| “I never asked you to earn me. I want only that you should need me. Your path is not one of merit. Bring the recurring desires of your mind to me, every time they emerge. They cannot shock me, for I willed them! Bring me your confusion, your fear, your craving, your anxiety, your inability to love the world, your hesitation to serve, your jealousy, all the deficiencies that defy your spiritual disciplines.”
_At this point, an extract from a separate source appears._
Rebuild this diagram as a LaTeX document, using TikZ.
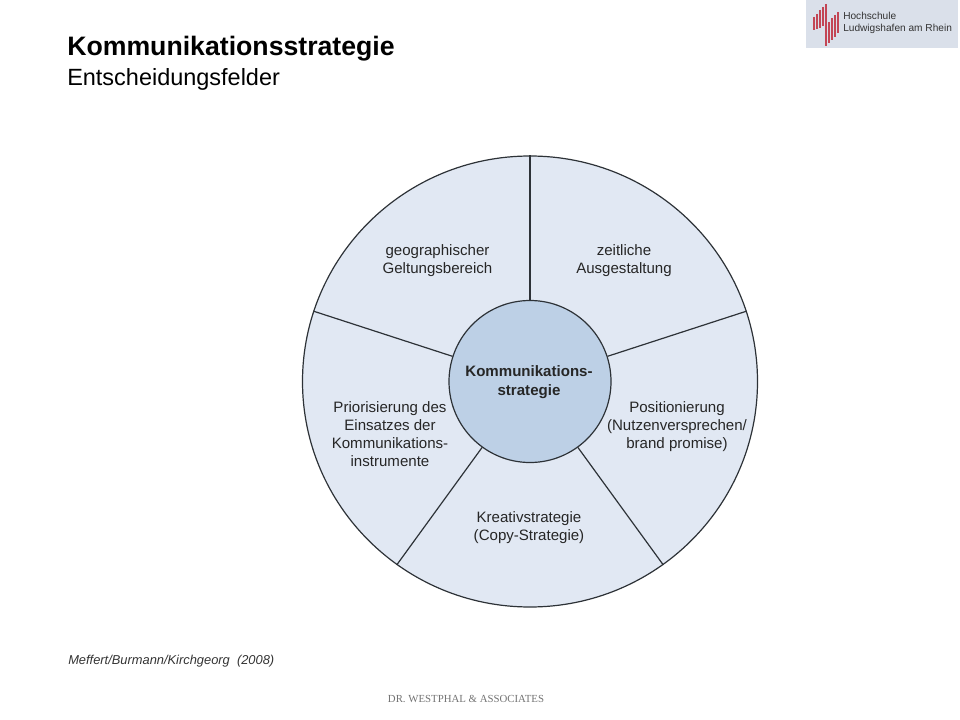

Call it a desperate attempt, call it a last stand, whatever, it doesn't matter to me. What does matter is this girl. That girl is Kelsey Carlisle. That girl means the world to me, more than that even. 10 months today, I wish so bad that I could say we were together for it, but we aren't, and it hurts. I screwed up, and I screwed up bad. And I probably deserve what I'm getting and then some, but I'm not willing to lose the best thing that's happened to me throughout my entire life. I wish you guys had half a clue of what she meant to me, and how perfect we were, or still could be. I hate how you never really know how important, how special, or how much much you love someone until they're gone. I'm doing everything in my power to get her back though, and I refuse to give up. How could I let someone like her walk out of my life? This is the girl I can see myself with in 10, 20, 30 years down the road. I'm not willing to give up on that.
Kelsey, I'll wait for you until the very end.. I love you.